Related: From The Archers to HBO: how Sally Wainwright conquered TV

One way or another, Wainwright is adamant about telling Lister’s story to the end. “HBO don’t care about that; that we’ve raised so much awareness for an underserved community. It saddens me that they don’t see what good it’s done in the world,” she says. Reasons for cancellation have never been made clear to Wainwright, but low viewing figures in the US have been widely cited. “We’ve heard things to do with tax, that they decided not to back a certain number of shows and ours fell into that category.” This reliance on big US money, to boost BBC budgets, concerns her. It’s a bit worrying, she says, that it “wasn’t about the quality of the show”.

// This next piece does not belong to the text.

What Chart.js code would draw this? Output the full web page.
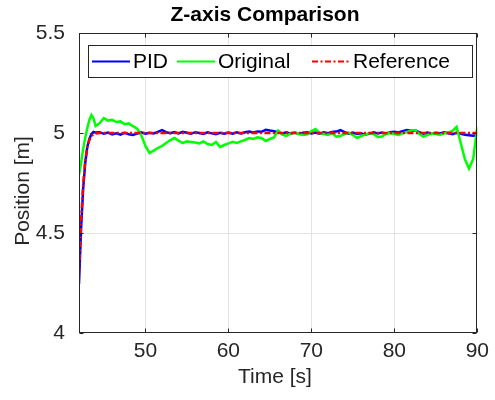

Right now, we are back to waving off Happy Valley and Catherine – wondering if she ever made it to the Himalayas in her Land Rover. “I don’t think she ever went,” Wainwright confirms, breaking hearts everywhere. What is she doing with her retirement, then? “Just touring around Scotland” is one idea she teases. Perhaps she is “back in the valley trying to control everybody’s lives” or being “a police adviser on the telly”. No mention, sadly, of her joining a local amateur punk band.